WASHINGTON: In the wake of an Air Force memo released earlier this week that contradicted some of his plans for creation of a Space Force, Deputy Secretary of Defense Patrick Shanahan on Wednesday portrayed any differences in the Pentagon as a healthy process of debate.

“We come at the Space Force from a lot of different directions,” Shanahan told a packed room at an annual Air Force conference is suburban Washington.

“There is no group thinking at the Pentagon,” he added. “We’re really wrestling with the ‘how.’

Shanahan never brought up the memo signed by Air Force Secretary Heather Wilson, but her proposal called for the National Reconnaissance Office to be brought into the planning, and lodged objections to installing an assistant secretary of Defense for space to work on the transition — all of which contradicted plans Shanahan laid out earlier this year. But the context of his remarks were clear.

Boeing photo

Patrick Shanahan

Shanahan echoed Vice President Mike Pence’s remarks from last month when he announced the creation of a Space Force, saying that a plan will be sent to Congress in February, presumably with the 2020 defense budget request.
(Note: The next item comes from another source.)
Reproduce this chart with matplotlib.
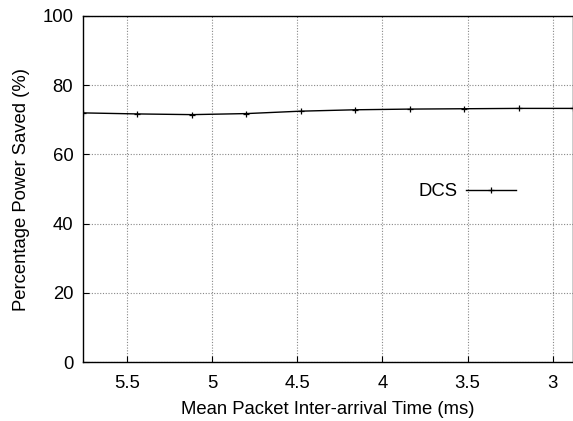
import matplotlib
matplotlib.use("Agg")
import matplotlib.pyplot as plt

plt.rcParams['font.family'] = ['Liberation Sans', 'DejaVu Sans']

# inter-arrival time (ms) and power saved (%)
arrival_ms = [5.76, 5.44, 5.12, 4.80, 4.48, 4.16, 3.84, 3.52, 3.20, 2.88]
dcs_saved = [72.0, 71.7, 71.5, 71.8, 72.5, 72.9, 73.1, 73.2, 73.3, 73.3]
xticks = [5.5, 5, 4.5, 4, 3.5, 3]
yticks = [0, 20, 40, 60, 80, 100]

fs = 13.3

fig = plt.figure(figsize=(5.73, 4.21), dpi=100)
ax = fig.add_axes([0.1449, 0.140, 0.8551, 0.822])

ax.plot(arrival_ms, dcs_saved, color='black', lw=1.0, marker='+',
        markersize=5, markeredgewidth=0.9, label='DCS')

ax.set_xlim(5.76, 2.88)
ax.set_ylim(0, 100)
ax.set_xticks(xticks)
ax.set_xticklabels(['5.5', '5', '4.5', '4', '3.5', '3'])
ax.set_yticks(yticks)
ax.grid(True, color='#888888', linestyle=(0, (1, 1.5)), lw=0.8)
ax.tick_params(direction='in', length=4, labelsize=fs, top=False, right=False)
ax.tick_params(axis='x', pad=9)
ax.tick_params(axis='y', pad=7)
for s in ax.spines.values():
    s.set_linewidth(1.0)

ax.set_xlabel('Mean Packet Inter-arrival Time (ms)', fontsize=fs, labelpad=7)
ax.set_ylabel('Percentage Power Saved (%)', fontsize=fs, labelpad=9)

leg = ax.legend(loc='upper right', bbox_to_anchor=(0.917, 0.565), frameon=False,
                fontsize=fs, markerfirst=False, handlelength=2.7, handletextpad=0.45)

fig.savefig('out.png', dpi=100)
He admitted that such a short time frame to create a new branch of the military — the first time the Pentagon has done so in 71 years when it established the Air Force — was “intimidating.”

In some ways however, Shanahan laid out the structure of any potential Space Force more broadly than any official had done previously.

Given the concern that the Air Force’s Space and Missile Systems Center could be fundamentally altered or eliminated, Shanahan hedged a bit, telling the gathered brass that “to me” the command won’t be impacted, but stopped short of saying that it will stay intact.

Overall, the space command “will develop space warfighting doctrine, tactics, techniques and operations, and improve integration cross combatant commanders and services,” he said, while the Space Development Agency “will support rapid development and leverage the commercial space” industry.

Wilson, who like Defense Secretary James Mattis once objected to establishing a Space Force, has since come out in favor of it, after the White House said it wanted the idea to become reality.

Wilson’s memo, presented to the senior Pentagon leadership Friday and unveiled Monday, said that the price tag for the new command would run about $13 billion over the next five years, a tall order in a fiscal landscape where defense budgets are expected to be flat over the next several years, if they don’t fall.

He also said the Pentagon intends to deliver a legislative proposal on creating a Space Force to Congress in February and promised the headquarters for the new potential military branch would be “lean,” a nod to some of the fiscal constraints staring the Pentagon in the face in the near future.